*INFORMATION SUPPLIED:*
+++

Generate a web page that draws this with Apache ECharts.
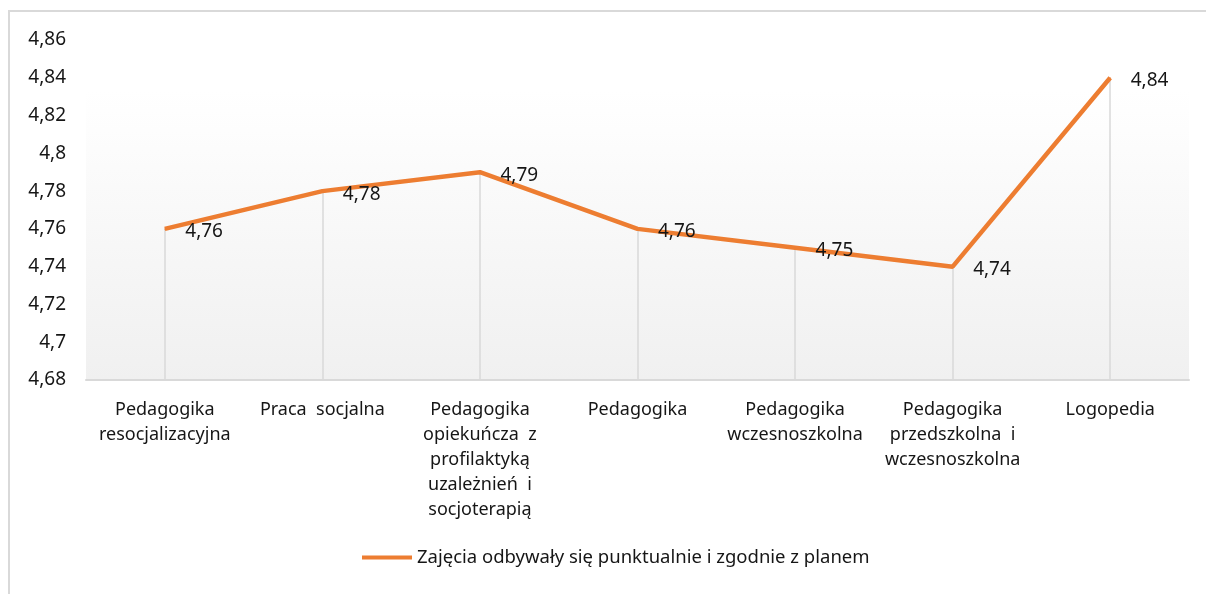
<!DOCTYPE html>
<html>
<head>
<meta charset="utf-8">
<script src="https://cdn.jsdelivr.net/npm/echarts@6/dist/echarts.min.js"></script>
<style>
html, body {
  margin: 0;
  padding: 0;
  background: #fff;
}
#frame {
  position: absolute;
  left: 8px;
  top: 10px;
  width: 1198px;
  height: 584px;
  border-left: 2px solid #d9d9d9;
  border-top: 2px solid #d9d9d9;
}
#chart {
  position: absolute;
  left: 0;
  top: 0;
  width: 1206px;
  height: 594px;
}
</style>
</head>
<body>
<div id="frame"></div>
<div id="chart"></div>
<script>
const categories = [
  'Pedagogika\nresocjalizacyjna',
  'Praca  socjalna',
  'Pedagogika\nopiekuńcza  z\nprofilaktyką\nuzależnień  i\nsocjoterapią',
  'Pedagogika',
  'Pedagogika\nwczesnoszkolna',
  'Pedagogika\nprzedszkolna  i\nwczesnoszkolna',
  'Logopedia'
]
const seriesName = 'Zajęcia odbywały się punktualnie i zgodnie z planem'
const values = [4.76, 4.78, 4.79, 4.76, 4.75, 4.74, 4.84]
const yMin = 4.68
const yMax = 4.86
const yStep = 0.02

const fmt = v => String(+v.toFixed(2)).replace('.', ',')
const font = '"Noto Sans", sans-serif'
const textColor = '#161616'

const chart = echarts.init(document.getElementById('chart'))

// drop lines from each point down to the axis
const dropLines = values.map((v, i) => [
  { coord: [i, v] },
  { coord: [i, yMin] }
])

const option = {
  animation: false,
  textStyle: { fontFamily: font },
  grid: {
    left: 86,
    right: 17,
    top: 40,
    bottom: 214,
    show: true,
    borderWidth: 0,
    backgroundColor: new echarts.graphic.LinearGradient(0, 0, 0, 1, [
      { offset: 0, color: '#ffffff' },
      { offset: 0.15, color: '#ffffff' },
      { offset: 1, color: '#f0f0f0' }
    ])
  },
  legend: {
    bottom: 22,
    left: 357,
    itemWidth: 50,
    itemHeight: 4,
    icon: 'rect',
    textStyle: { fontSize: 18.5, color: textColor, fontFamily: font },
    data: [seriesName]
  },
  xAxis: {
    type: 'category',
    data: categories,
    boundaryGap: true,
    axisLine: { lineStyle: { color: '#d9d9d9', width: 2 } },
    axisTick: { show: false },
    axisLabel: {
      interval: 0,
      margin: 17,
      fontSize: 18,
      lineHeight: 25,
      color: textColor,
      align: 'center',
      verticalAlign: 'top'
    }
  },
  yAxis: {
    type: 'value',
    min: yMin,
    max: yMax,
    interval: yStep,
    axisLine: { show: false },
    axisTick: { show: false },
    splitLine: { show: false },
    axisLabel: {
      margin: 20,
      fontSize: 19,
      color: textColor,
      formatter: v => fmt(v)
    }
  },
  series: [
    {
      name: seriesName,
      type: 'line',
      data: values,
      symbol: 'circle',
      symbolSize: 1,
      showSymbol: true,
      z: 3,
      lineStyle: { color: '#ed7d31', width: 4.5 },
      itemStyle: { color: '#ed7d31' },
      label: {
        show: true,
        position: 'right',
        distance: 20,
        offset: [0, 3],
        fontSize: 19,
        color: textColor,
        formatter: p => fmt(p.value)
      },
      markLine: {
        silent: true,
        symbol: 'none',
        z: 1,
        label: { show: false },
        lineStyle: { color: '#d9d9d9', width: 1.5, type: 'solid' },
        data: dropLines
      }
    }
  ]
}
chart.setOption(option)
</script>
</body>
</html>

+++

*DIRECTIVE:* Make an exact copy of the data, leaving its pictures out.

*WORKED SOLUTION:*
Generate a web page that draws this with Apache ECharts.
<!DOCTYPE html>
<html>
<head>
<meta charset="utf-8">
<script src="https://cdn.jsdelivr.net/npm/echarts@6/dist/echarts.min.js"></script>
<style>
html, body {
  margin: 0;
  padding: 0;
  background: #fff;
}
#frame {
  position: absolute;
  left: 8px;
  top: 10px;
  width: 1198px;
  height: 584px;
  border-left: 2px solid #d9d9d9;
  border-top: 2px solid #d9d9d9;
}
#chart {
  position: absolute;
  left: 0;
  top: 0;
  width: 1206px;
  height: 594px;
}
</style>
</head>
<body>
<div id="frame"></div>
<div id="chart"></div>
<script>
const categories = [
  'Pedagogika\nresocjalizacyjna',
  'Praca  socjalna',
  'Pedagogika\nopiekuńcza  z\nprofilaktyką\nuzależnień  i\nsocjoterapią',
  'Pedagogika',
  'Pedagogika\nwczesnoszkolna',
  'Pedagogika\nprzedszkolna  i\nwczesnoszkolna',
  'Logopedia'
]
const seriesName = 'Zajęcia odbywały się punktualnie i zgodnie z planem'
const values = [4.76, 4.78, 4.79, 4.76, 4.75, 4.74, 4.84]
const yMin = 4.68
const yMax = 4.86
const yStep = 0.02

const fmt = v => String(+v.toFixed(2)).replace('.', ',')
const font = '"Noto Sans", sans-serif'
const textColor = '#161616'

const chart = echarts.init(document.getElementById('chart'))

// drop lines from each point down to the axis
const dropLines = values.map((v, i) => [
  { coord: [i, v] },
  { coord: [i, yMin] }
])

const option = {
  animation: false,
  textStyle: { fontFamily: font },
  grid: {
    left: 86,
    right: 17,
    top: 40,
    bottom: 214,
    show: true,
    borderWidth: 0,
    backgroundColor: new echarts.graphic.LinearGradient(0, 0, 0, 1, [
      { offset: 0, color: '#ffffff' },
      { offset: 0.15, color: '#ffffff' },
      { offset: 1, color: '#f0f0f0' }
    ])
  },
  legend: {
    bottom: 22,
    left: 357,
    itemWidth: 50,
    itemHeight: 4,
    icon: 'rect',
    textStyle: { fontSize: 18.5, color: textColor, fontFamily: font },
    data: [seriesName]
  },
  xAxis: {
    type: 'category',
    data: categories,
    boundaryGap: true,
    axisLine: { lineStyle: { color: '#d9d9d9', width: 2 } },
    axisTick: { show: false },
    axisLabel: {
      interval: 0,
      margin: 17,
      fontSize: 18,
      lineHeight: 25,
      color: textColor,
      align: 'center',
      verticalAlign: 'top'
    }
  },
  yAxis: {
    type: 'value',
    min: yMin,
    max: yMax,
    interval: yStep,
    axisLine: { show: false },
    axisTick: { show: false },
    splitLine: { show: false },
    axisLabel: {
      margin: 20,
      fontSize: 19,
      color: textColor,
      formatter: v => fmt(v)
    }
  },
  series: [
    {
      name: seriesName,
      type: 'line',
      data: values,
      symbol: 'circle',
      symbolSize: 1,
      showSymbol: true,
      z: 3,
      lineStyle: { color: '#ed7d31', width: 4.5 },
      itemStyle: { color: '#ed7d31' },
      label: {
        show: true,
        position: 'right',
        distance: 20,
        offset: [0, 3],
        fontSize: 19,
        color: textColor,
        formatter: p => fmt(p.value)
      },
      markLine: {
        silent: true,
        symbol: 'none',
        z: 1,
        label: { show: false },
        lineStyle: { color: '#d9d9d9', width: 1.5, type: 'solid' },
        data: dropLines
      }
    }
  ]
}
chart.setOption(option)
</script>
</body>
</html>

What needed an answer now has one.